As the Greene County Board of Supervisors enters its annual rounds of budget workshops and discussions they have a new tool designed to help them plan for capital needs.
The Greene County Planning Commission approved a Capital Improvement Plan (CIP) in December and the board heard more about it at its Jan. 28 meeting.
“The first thing I’d like to say is this is not the end; this is the very beginning of a process,” said Jim Frydl, planning director and zoning administrator. “The advantage to a (CIP) is it helps you use tax dollars wisely because you’re thinking long term about needs and budgeting money for those needs as opposed to reacting.”
This is the first plan the Planning Commission has brought forth to the board in at least three years, Frydl said.
“Years back, it was not a very useful document,” said Board of Supervisors Chair Bill Martin, Stanardsville. “And I know it remains a work in progress, but if we get better year to year, I’m not so interested in perfection. I like to see progress. It’s really good.”
The CIP includes an inventory of projects that have been identified and where they might fit in the next five to six years. It included recommendations from the county’s facilities’ needs consultant Cardno, as well.
Frydl also noted there’s a difference between a CIP and a capital improvement budget.
“(The projects) have gone to the Planning Commission, the Planning Commissions have verified that these plans further the goals of the comprehensive plan,” Frydl said. “However, in order for this to become a capital improvement budget, or part of any long-term fiscal plan … there’s a lot of decisions to be made by the board and then to work with the finance department in order to implement these into a way to pay for them.
“Everything we’re going to talk about tonight we will give you background on it, but it literally is just the starting point,” Frydl continued. “And it’s almost a homework assignment for the board as you go into the budget process side of these things.”
Cardno recommended the building of new space—about 4,000 square feet—and shuffling some government duties into other buildings.
“It shows that space being created here around this building,” Frydl said. “But, the reality is space created is space created.
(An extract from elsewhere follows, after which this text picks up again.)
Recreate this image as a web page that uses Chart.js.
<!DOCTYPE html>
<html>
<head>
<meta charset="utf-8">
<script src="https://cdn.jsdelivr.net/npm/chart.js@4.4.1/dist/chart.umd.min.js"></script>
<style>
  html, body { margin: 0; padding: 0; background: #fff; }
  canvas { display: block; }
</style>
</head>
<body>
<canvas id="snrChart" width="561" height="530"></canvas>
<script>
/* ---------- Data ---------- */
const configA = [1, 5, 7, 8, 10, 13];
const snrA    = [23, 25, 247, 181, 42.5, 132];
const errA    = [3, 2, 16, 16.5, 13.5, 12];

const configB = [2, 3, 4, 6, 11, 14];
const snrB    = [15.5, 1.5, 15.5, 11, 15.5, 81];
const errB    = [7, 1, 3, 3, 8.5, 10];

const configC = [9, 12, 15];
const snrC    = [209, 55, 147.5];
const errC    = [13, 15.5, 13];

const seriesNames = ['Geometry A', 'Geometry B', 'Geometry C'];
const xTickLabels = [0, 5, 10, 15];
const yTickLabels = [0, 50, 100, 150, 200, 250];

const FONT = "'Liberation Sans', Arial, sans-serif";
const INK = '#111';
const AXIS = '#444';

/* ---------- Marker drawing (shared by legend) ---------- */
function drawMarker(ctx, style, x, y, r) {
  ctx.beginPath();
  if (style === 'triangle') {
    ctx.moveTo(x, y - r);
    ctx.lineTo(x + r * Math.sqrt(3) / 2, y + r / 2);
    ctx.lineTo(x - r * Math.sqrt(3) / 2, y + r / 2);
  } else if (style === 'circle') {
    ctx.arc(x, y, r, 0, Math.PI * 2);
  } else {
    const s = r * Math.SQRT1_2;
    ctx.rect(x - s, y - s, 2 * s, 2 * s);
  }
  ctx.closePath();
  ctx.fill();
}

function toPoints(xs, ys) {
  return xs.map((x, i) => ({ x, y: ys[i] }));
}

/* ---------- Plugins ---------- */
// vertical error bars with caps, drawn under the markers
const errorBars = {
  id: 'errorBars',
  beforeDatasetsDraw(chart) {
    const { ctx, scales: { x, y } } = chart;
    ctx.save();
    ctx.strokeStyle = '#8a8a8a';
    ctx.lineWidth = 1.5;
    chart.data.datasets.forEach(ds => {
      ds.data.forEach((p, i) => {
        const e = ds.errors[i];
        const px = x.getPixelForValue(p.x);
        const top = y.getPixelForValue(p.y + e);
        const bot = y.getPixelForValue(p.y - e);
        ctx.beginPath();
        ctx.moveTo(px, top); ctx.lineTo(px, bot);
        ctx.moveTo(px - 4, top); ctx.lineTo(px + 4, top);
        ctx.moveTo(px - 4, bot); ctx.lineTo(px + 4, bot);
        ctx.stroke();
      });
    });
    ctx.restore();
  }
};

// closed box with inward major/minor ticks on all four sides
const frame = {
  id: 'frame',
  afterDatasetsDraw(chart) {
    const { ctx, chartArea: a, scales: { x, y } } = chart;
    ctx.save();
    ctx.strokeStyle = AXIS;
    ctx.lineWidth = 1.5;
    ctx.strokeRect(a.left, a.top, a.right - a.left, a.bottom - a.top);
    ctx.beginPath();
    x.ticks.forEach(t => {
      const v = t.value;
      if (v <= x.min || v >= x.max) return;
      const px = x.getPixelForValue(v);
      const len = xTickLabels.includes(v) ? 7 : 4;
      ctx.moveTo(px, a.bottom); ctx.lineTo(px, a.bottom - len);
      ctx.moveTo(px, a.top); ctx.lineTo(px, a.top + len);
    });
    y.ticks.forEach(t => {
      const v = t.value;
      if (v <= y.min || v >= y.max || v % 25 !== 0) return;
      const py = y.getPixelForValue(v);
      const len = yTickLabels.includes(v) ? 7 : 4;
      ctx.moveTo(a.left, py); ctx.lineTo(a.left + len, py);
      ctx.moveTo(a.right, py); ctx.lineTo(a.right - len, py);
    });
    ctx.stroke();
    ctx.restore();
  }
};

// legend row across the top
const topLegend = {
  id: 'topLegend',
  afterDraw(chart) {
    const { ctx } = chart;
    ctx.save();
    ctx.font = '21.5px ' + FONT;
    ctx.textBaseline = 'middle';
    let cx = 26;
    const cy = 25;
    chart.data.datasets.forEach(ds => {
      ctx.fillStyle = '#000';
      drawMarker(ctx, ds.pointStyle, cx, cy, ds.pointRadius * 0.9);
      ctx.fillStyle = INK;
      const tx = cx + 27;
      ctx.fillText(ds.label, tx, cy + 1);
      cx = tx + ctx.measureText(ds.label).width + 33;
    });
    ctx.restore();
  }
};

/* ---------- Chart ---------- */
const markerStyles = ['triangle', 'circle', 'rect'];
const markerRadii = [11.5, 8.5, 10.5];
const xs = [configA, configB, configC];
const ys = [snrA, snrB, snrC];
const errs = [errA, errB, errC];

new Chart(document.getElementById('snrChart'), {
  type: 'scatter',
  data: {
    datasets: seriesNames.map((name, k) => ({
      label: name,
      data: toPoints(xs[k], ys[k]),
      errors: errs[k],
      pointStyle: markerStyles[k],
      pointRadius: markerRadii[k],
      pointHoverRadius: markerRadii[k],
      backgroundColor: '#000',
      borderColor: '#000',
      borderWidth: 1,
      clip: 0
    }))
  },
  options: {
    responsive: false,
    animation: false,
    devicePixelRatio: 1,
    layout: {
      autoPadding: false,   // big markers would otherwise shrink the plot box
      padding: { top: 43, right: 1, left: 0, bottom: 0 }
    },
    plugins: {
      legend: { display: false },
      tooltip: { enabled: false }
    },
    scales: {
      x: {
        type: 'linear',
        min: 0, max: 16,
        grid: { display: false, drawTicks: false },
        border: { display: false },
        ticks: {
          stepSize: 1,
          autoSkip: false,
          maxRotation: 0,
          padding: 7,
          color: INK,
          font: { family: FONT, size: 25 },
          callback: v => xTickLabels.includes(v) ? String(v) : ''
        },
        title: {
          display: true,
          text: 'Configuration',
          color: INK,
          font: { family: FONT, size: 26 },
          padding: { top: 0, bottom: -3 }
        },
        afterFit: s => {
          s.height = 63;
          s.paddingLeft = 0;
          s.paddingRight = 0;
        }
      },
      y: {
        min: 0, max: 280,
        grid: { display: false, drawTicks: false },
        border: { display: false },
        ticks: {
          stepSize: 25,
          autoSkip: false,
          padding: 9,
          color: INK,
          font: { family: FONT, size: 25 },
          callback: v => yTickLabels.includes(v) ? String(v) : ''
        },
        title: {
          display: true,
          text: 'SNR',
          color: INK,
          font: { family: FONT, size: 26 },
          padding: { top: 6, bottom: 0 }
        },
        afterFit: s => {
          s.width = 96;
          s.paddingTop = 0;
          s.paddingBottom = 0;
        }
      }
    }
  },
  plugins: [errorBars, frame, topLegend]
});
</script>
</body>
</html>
The space could be created on other land that the county owns, if that’s more cost effective and efficient. So, what you have is kind of a cost basis for achieving the goals that came out in the survey and the conversations with the board—not a specific plan.”
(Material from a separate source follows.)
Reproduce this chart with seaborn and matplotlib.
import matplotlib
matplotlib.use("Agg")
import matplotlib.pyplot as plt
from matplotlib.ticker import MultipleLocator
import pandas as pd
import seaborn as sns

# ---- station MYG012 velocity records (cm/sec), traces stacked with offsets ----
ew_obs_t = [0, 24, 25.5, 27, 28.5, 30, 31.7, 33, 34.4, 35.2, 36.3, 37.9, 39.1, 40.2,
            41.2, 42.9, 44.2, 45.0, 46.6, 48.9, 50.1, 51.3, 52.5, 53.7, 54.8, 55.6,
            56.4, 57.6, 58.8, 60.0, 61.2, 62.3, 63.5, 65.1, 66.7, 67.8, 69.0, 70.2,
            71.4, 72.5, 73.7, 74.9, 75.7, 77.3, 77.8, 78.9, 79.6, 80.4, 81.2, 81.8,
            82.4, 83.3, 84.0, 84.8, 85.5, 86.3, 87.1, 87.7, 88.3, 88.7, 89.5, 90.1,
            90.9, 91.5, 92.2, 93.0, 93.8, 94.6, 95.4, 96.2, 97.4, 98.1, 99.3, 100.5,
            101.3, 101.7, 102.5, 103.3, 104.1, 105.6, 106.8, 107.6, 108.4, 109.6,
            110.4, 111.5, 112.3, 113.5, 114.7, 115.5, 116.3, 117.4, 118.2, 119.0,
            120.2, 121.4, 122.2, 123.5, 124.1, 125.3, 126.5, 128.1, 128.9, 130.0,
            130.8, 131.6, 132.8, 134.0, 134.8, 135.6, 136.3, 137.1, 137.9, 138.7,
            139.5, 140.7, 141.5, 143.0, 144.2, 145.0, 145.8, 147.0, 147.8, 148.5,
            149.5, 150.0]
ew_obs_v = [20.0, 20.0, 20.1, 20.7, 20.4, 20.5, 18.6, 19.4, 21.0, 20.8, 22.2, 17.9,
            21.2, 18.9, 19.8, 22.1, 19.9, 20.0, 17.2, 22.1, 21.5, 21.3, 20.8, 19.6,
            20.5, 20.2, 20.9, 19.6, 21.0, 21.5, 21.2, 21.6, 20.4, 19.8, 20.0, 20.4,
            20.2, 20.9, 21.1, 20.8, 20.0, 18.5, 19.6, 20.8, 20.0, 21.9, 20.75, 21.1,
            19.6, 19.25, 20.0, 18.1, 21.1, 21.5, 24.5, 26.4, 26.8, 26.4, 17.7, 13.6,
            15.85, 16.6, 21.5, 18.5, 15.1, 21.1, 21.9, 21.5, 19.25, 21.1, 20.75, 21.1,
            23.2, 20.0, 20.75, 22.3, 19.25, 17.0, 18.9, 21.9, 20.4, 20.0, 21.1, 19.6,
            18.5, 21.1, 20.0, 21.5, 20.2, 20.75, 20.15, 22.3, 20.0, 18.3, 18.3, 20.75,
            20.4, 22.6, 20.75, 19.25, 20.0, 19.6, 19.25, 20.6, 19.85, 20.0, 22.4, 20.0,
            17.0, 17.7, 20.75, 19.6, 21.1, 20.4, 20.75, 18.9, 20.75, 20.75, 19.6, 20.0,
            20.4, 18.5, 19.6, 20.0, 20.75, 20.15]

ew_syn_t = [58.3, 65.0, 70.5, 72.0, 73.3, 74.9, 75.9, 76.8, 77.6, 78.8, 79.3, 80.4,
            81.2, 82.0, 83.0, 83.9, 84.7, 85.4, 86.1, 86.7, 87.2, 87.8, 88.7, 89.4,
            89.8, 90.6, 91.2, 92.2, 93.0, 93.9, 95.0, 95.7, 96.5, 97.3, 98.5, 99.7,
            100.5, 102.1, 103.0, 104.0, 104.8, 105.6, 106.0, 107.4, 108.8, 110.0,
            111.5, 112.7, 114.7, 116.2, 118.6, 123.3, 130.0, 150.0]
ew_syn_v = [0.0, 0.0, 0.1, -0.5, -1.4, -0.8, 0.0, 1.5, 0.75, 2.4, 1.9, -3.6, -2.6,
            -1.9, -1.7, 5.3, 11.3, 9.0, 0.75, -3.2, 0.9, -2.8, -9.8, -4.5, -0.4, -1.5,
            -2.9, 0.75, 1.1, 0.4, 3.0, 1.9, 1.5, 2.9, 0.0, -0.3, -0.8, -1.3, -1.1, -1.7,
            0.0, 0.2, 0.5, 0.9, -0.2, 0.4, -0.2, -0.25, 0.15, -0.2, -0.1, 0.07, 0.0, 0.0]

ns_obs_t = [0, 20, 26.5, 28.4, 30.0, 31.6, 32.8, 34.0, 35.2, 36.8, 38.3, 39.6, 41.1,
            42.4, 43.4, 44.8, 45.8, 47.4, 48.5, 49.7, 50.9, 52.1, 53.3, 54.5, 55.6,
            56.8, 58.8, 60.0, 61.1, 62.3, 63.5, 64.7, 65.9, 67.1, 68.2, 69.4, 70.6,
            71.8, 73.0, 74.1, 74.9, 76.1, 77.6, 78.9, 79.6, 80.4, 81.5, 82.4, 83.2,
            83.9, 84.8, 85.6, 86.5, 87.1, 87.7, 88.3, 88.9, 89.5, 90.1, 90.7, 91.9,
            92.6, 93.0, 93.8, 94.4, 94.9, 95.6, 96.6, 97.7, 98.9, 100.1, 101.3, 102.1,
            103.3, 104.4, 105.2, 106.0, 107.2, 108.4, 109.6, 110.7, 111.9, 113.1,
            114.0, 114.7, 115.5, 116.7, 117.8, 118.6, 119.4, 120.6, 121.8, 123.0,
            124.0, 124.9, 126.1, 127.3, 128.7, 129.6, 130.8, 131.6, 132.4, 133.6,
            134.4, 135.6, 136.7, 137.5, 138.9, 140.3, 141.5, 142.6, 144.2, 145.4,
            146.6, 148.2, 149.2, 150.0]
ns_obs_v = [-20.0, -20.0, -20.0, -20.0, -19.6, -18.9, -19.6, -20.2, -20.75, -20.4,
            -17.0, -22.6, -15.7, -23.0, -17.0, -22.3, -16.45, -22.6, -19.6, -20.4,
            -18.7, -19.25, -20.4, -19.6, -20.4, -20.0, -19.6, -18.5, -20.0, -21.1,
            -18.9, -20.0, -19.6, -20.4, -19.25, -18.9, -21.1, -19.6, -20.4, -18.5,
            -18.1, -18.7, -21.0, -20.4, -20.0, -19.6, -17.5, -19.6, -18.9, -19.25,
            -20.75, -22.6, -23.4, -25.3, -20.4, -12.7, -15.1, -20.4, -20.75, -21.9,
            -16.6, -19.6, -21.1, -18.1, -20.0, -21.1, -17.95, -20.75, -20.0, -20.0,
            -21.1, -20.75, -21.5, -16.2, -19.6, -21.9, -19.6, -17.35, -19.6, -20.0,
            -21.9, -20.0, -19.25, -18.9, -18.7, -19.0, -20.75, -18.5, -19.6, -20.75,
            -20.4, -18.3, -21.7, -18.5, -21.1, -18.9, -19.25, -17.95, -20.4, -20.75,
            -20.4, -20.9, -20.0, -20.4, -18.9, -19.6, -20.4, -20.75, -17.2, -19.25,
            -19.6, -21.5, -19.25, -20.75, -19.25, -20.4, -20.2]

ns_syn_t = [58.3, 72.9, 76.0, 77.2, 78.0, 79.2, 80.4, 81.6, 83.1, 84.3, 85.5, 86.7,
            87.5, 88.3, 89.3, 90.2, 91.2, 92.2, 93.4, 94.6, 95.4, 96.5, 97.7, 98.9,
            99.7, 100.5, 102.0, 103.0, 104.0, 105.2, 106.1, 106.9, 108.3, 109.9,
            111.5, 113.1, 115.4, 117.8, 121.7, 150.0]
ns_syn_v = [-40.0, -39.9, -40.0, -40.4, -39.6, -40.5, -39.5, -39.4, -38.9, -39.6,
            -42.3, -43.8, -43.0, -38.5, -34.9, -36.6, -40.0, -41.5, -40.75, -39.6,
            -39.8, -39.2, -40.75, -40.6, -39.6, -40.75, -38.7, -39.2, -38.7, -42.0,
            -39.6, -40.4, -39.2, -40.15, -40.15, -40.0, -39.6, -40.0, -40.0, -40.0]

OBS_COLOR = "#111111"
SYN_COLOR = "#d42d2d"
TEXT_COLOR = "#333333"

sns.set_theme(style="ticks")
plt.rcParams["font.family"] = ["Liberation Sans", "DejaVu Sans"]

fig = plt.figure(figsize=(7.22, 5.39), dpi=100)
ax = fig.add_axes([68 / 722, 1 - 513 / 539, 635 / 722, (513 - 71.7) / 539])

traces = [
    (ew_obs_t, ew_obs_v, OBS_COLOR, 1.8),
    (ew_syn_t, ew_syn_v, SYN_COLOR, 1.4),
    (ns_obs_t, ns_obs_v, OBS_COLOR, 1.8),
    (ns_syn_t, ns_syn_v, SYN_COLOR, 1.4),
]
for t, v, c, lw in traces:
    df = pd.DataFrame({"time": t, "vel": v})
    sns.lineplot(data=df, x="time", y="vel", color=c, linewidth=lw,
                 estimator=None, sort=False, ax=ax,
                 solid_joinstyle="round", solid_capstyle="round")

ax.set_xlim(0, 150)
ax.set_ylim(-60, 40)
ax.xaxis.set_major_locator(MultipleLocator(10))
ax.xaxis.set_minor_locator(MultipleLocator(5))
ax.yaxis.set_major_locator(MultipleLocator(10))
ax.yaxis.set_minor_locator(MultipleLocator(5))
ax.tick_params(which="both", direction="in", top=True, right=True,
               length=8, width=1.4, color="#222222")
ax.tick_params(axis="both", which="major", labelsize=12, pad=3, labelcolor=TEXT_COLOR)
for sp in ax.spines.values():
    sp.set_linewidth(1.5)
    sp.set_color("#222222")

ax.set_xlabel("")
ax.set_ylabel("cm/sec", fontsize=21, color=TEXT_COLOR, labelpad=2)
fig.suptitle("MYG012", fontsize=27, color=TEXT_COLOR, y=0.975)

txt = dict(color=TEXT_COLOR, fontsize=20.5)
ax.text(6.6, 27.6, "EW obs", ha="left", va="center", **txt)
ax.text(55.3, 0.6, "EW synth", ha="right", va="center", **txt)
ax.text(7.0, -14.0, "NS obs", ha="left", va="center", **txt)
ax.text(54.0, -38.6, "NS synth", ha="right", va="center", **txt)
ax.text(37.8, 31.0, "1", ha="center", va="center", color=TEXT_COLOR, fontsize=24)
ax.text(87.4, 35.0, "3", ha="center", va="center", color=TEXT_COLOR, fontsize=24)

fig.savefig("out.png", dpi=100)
Martin asked if the 4,000 square feet of additional space took into account reconfiguration of current space as the board noticed during a tour of the facilities in September that “many of those rooms that we saw were full of either full filing cabinets or empty filing cabinets.”
County Administrator Mark Taylor said “it aspires to such outcomes.”
Frydl said the first project that needs to be considered; however, is work on the Court Square project.
“We have a historic, beautiful centerpiece to our town and our county, but it does need some modernization and some improvements. It’s very important to the judges and so that’s a number-one priority,” he said.
The courthouse was originally built in 1838 when Greene broke off from Orange County and Stanardsville became the county seat.
“Because I think it’s critical for the board’s and the community’s comprehension at this point … there are some present and rather acute needs for some remedial work at the court complex. There is a water intrusion issue; there are issues that need to be attended to simply for the preservation of the structure and continuity of operation,” Taylor said.
Greene County Public Schools also sent information about its capital needs and in year five of the plan there is money needed for a new school.
“There’s a projection for a possible school based on enrollment; that’s giving you an idea based on what it would cost to build an elementary school so you can start thinking about that because that’s something that’s a much larger project that’s beyond what they take care of in a normal budget year through their budget allocation,” Frydl said.
Under parks and recreation, even in the latest survey, one of the top things that came up is a need for a community center—which is not a plan per se. It could be a steel building with basketball courts and that could be around $500,000 or it could be a multi-use building with a swimming pool and that could cost $10 million, Frydl said.
“I know there’s a high demand for the community, especially with children. And I’m glad to see a placeholder, but until mana falls from heaven or the federal government starts a grant program again, that one with (its place mark of $15 million) that’s a tough one to bite off,” Martin said. “I personally will talk about this come budget time, but the courthouse complex obviously is a priority.”
The Planning Commission asked the board to consider including a column that shows what the tax rate would need to be for each project to be funded. That doesn’t take into account the saving of funding or bonding for the projects, but Frydl said it’s a good indicator of the impact on taxes.
The commission also specifically recommended to the board that “completing the expansion of a safe and reliable water supply system should be an immediate priority and something that has a large impact on everything that we do—from the residential quality of life to attracting new business and economic development.”